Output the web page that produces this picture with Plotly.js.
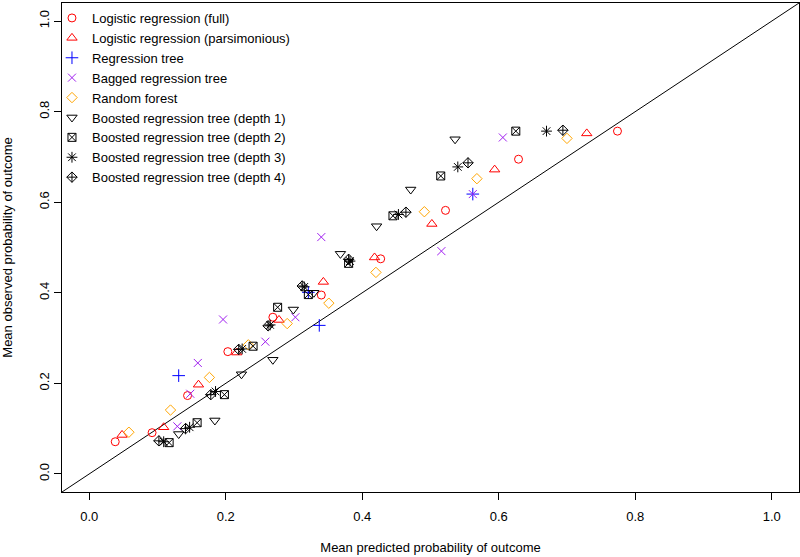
<!DOCTYPE html>
<html>
<head>
<meta charset="utf-8">
<script src="https://cdn.plot.ly/plotly-3.0.1.min.js"></script>
<style>html,body{margin:0;padding:0;background:#fff;}#chart{width:800px;height:557px;}</style>
</head>
<body>
<div id="chart"></div>
<script>
// Series names
const seriesNames = [
  "Logistic regression (full)",
  "Logistic regression (parsimonious)",
  "Regression tree",
  "Bagged regression tree",
  "Random forest",
  "Boosted regression tree (depth 1)",
  "Boosted regression tree (depth 2)",
  "Boosted regression tree (depth 3)",
  "Boosted regression tree (depth 4)"
];

// Mean predicted (x) and observed (y) probabilities per risk group
const xLogFull = [0.038, 0.092, 0.144, 0.203, 0.269, 0.340, 0.427, 0.522, 0.629, 0.774];
const yLogFull = [0.071, 0.091, 0.173, 0.270, 0.346, 0.395, 0.475, 0.582, 0.695, 0.757];

const xLogPars = [0.048, 0.109, 0.160, 0.216, 0.278, 0.343, 0.418, 0.502, 0.594, 0.729];
const yLogPars = [0.086, 0.103, 0.197, 0.268, 0.340, 0.424, 0.478, 0.552, 0.672, 0.752];

const xRegTree = [0.131, 0.321, 0.337, 0.562];
const yRegTree = [0.217, 0.401, 0.328, 0.618];

const xBagged = [0.129, 0.148, 0.159, 0.196, 0.258, 0.302, 0.340, 0.516, 0.562, 0.606];
const yBagged = [0.105, 0.177, 0.245, 0.341, 0.292, 0.346, 0.523, 0.492, 0.618, 0.743];

const xForest = [0.058, 0.119, 0.176, 0.233, 0.290, 0.351, 0.420, 0.491, 0.568, 0.700];
const yForest = [0.092, 0.141, 0.213, 0.285, 0.332, 0.377, 0.445, 0.579, 0.652, 0.741];

const xBoost1 = [0.131, 0.184, 0.223, 0.269, 0.299, 0.329, 0.368, 0.421, 0.471, 0.536];
const yBoost1 = [0.088, 0.118, 0.220, 0.252, 0.363, 0.400, 0.486, 0.547, 0.628, 0.739];

const xBoost2 = [0.117, 0.158, 0.198, 0.240, 0.276, 0.321, 0.380, 0.445, 0.515, 0.625];
const yBoost2 = [0.069, 0.113, 0.175, 0.282, 0.368, 0.396, 0.465, 0.570, 0.658, 0.757];

const xBoost3 = [0.109, 0.147, 0.185, 0.224, 0.265, 0.315, 0.382, 0.453, 0.540, 0.670];
const yBoost3 = [0.071, 0.103, 0.182, 0.276, 0.329, 0.413, 0.470, 0.573, 0.678, 0.757];

const xBoost4 = [0.102, 0.141, 0.178, 0.219, 0.262, 0.312, 0.380, 0.464, 0.555, 0.694];
const yBoost4 = [0.073, 0.100, 0.175, 0.275, 0.327, 0.415, 0.474, 0.578, 0.687, 0.759];

const tickVals = [0.0, 0.2, 0.4, 0.6, 0.8, 1.0];
const tickText = ["0.0", "0.2", "0.4", "0.6", "0.8", "1.0"];

const xs = [xLogFull, xLogPars, xRegTree, xBagged, xForest, xBoost1, xBoost2, xBoost3, xBoost4];
const ys = [yLogFull, yLogPars, yRegTree, yBagged, yForest, yBoost1, yBoost2, yBoost3, yBoost4];
const colors = ["#FF0000", "#FF0000", "#0000FF", "#A020F0", "#FFA500", "#000000", "#000000", "#000000", "#000000"];
const symbols = ["circle-open", "triangle-up-open", "cross-thin-open", "x-thin-open", "diamond-open",
                 "triangle-down-open", "square-x-open", "asterisk-open", "diamond-cross-open"];
const sizes = [8, 9, 9, 8, 8, 9, 8, 9, 8];

const axisRange = [-0.04, 1.04];

const traces = [{
  x: axisRange, y: axisRange, mode: "lines", showlegend: false, hoverinfo: "skip",
  line: {color: "#000000", width: 1}
}];
seriesNames.forEach((name, i) => {
  traces.push({
    x: xs[i], y: ys[i], name: name, mode: "markers", type: "scatter",
    marker: {symbol: symbols[i], size: sizes[i], color: colors[i], line: {color: colors[i], width: 1}}
  });
});

const fontFam = "Liberation Sans, Arial, sans-serif";
const axisCommon = {
  range: axisRange, tickvals: tickVals, ticktext: tickText,
  showgrid: false, zeroline: false, showline: true, mirror: true,
  linecolor: "#000000", linewidth: 1, ticks: "outside", ticklen: 7,
  tickcolor: "#000000", tickwidth: 1,
  tickfont: {family: fontFam, size: 13, color: "#000000"}
};

const layout = {
  width: 800, height: 557,
  margin: {l: 62, r: 1, t: 3, b: 65},
  paper_bgcolor: "#ffffff", plot_bgcolor: "#ffffff",
  font: {family: fontFam, size: 13, color: "#000000"},
  xaxis: Object.assign({}, axisCommon, {
    ticklabelstandoff: 5,
    title: {text: "Mean predicted probability of outcome", font: {family: fontFam, size: 13}, standoff: 20}
  }),
  yaxis: Object.assign({}, axisCommon, {
    tickangle: -90,
    title: {text: "Mean observed probability of outcome", font: {family: fontFam, size: 13}, standoff: 22}
  }),
  showlegend: true,
  legend: {
    x: -0.0136, y: 1.0, xanchor: "left", yanchor: "top",
    bgcolor: "rgba(0,0,0,0)", borderwidth: 0,
    font: {family: fontFam, size: 13, color: "#000000"},
    itemwidth: 30
  }
};

Plotly.newPlot("chart", traces, layout, {staticPlot: true, displayModeBar: false});
</script>
</body>
</html>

━━━━━━━━━━━━━━━━━━━━━━━━━━━━━━

Description of the task
Repeat all of the data above word for word, minus the pictures.

Completed exercise
Output the web page that produces this picture with Plotly.js.
<!DOCTYPE html>
<html>
<head>
<meta charset="utf-8">
<script src="https://cdn.plot.ly/plotly-3.0.1.min.js"></script>
<style>html,body{margin:0;padding:0;background:#fff;}#chart{width:800px;height:557px;}</style>
</head>
<body>
<div id="chart"></div>
<script>
// Series names
const seriesNames = [
  "Logistic regression (full)",
  "Logistic regression (parsimonious)",
  "Regression tree",
  "Bagged regression tree",
  "Random forest",
  "Boosted regression tree (depth 1)",
  "Boosted regression tree (depth 2)",
  "Boosted regression tree (depth 3)",
  "Boosted regression tree (depth 4)"
];

// Mean predicted (x) and observed (y) probabilities per risk group
const xLogFull = [0.038, 0.092, 0.144, 0.203, 0.269, 0.340, 0.427, 0.522, 0.629, 0.774];
const yLogFull = [0.071, 0.091, 0.173, 0.270, 0.346, 0.395, 0.475, 0.582, 0.695, 0.757];

const xLogPars = [0.048, 0.109, 0.160, 0.216, 0.278, 0.343, 0.418, 0.502, 0.594, 0.729];
const yLogPars = [0.086, 0.103, 0.197, 0.268, 0.340, 0.424, 0.478, 0.552, 0.672, 0.752];

const xRegTree = [0.131, 0.321, 0.337, 0.562];
const yRegTree = [0.217, 0.401, 0.328, 0.618];

const xBagged = [0.129, 0.148, 0.159, 0.196, 0.258, 0.302, 0.340, 0.516, 0.562, 0.606];
const yBagged = [0.105, 0.177, 0.245, 0.341, 0.292, 0.346, 0.523, 0.492, 0.618, 0.743];

const xForest = [0.058, 0.119, 0.176, 0.233, 0.290, 0.351, 0.420, 0.491, 0.568, 0.700];
const yForest = [0.092, 0.141, 0.213, 0.285, 0.332, 0.377, 0.445, 0.579, 0.652, 0.741];

const xBoost1 = [0.131, 0.184, 0.223, 0.269, 0.299, 0.329, 0.368, 0.421, 0.471, 0.536];
const yBoost1 = [0.088, 0.118, 0.220, 0.252, 0.363, 0.400, 0.486, 0.547, 0.628, 0.739];

const xBoost2 = [0.117, 0.158, 0.198, 0.240, 0.276, 0.321, 0.380, 0.445, 0.515, 0.625];
const yBoost2 = [0.069, 0.113, 0.175, 0.282, 0.368, 0.396, 0.465, 0.570, 0.658, 0.757];

const xBoost3 = [0.109, 0.147, 0.185, 0.224, 0.265, 0.315, 0.382, 0.453, 0.540, 0.670];
const yBoost3 = [0.071, 0.103, 0.182, 0.276, 0.329, 0.413, 0.470, 0.573, 0.678, 0.757];

const xBoost4 = [0.102, 0.141, 0.178, 0.219, 0.262, 0.312, 0.380, 0.464, 0.555, 0.694];
const yBoost4 = [0.073, 0.100, 0.175, 0.275, 0.327, 0.415, 0.474, 0.578, 0.687, 0.759];

const tickVals = [0.0, 0.2, 0.4, 0.6, 0.8, 1.0];
const tickText = ["0.0", "0.2", "0.4", "0.6", "0.8", "1.0"];

const xs = [xLogFull, xLogPars, xRegTree, xBagged, xForest, xBoost1, xBoost2, xBoost3, xBoost4];
const ys = [yLogFull, yLogPars, yRegTree, yBagged, yForest, yBoost1, yBoost2, yBoost3, yBoost4];
const colors = ["#FF0000", "#FF0000", "#0000FF", "#A020F0", "#FFA500", "#000000", "#000000", "#000000", "#000000"];
const symbols = ["circle-open", "triangle-up-open", "cross-thin-open", "x-thin-open", "diamond-open",
                 "triangle-down-open", "square-x-open", "asterisk-open", "diamond-cross-open"];
const sizes = [8, 9, 9, 8, 8, 9, 8, 9, 8];

const axisRange = [-0.04, 1.04];

const traces = [{
  x: axisRange, y: axisRange, mode: "lines", showlegend: false, hoverinfo: "skip",
  line: {color: "#000000", width: 1}
}];
seriesNames.forEach((name, i) => {
  traces.push({
    x: xs[i], y: ys[i], name: name, mode: "markers", type: "scatter",
    marker: {symbol: symbols[i], size: sizes[i], color: colors[i], line: {color: colors[i], width: 1}}
  });
});

const fontFam = "Liberation Sans, Arial, sans-serif";
const axisCommon = {
  range: axisRange, tickvals: tickVals, ticktext: tickText,
  showgrid: false, zeroline: false, showline: true, mirror: true,
  linecolor: "#000000", linewidth: 1, ticks: "outside", ticklen: 7,
  tickcolor: "#000000", tickwidth: 1,
  tickfont: {family: fontFam, size: 13, color: "#000000"}
};

const layout = {
  width: 800, height: 557,
  margin: {l: 62, r: 1, t: 3, b: 65},
  paper_bgcolor: "#ffffff", plot_bgcolor: "#ffffff",
  font: {family: fontFam, size: 13, color: "#000000"},
  xaxis: Object.assign({}, axisCommon, {
    ticklabelstandoff: 5,
    title: {text: "Mean predicted probability of outcome", font: {family: fontFam, size: 13}, standoff: 20}
  }),
  yaxis: Object.assign({}, axisCommon, {
    tickangle: -90,
    title: {text: "Mean observed probability of outcome", font: {family: fontFam, size: 13}, standoff: 22}
  }),
  showlegend: true,
  legend: {
    x: -0.0136, y: 1.0, xanchor: "left", yanchor: "top",
    bgcolor: "rgba(0,0,0,0)", borderwidth: 0,
    font: {family: fontFam, size: 13, color: "#000000"},
    itemwidth: 30
  }
};

Plotly.newPlot("chart", traces, layout, {staticPlot: true, displayModeBar: false});
</script>
</body>
</html>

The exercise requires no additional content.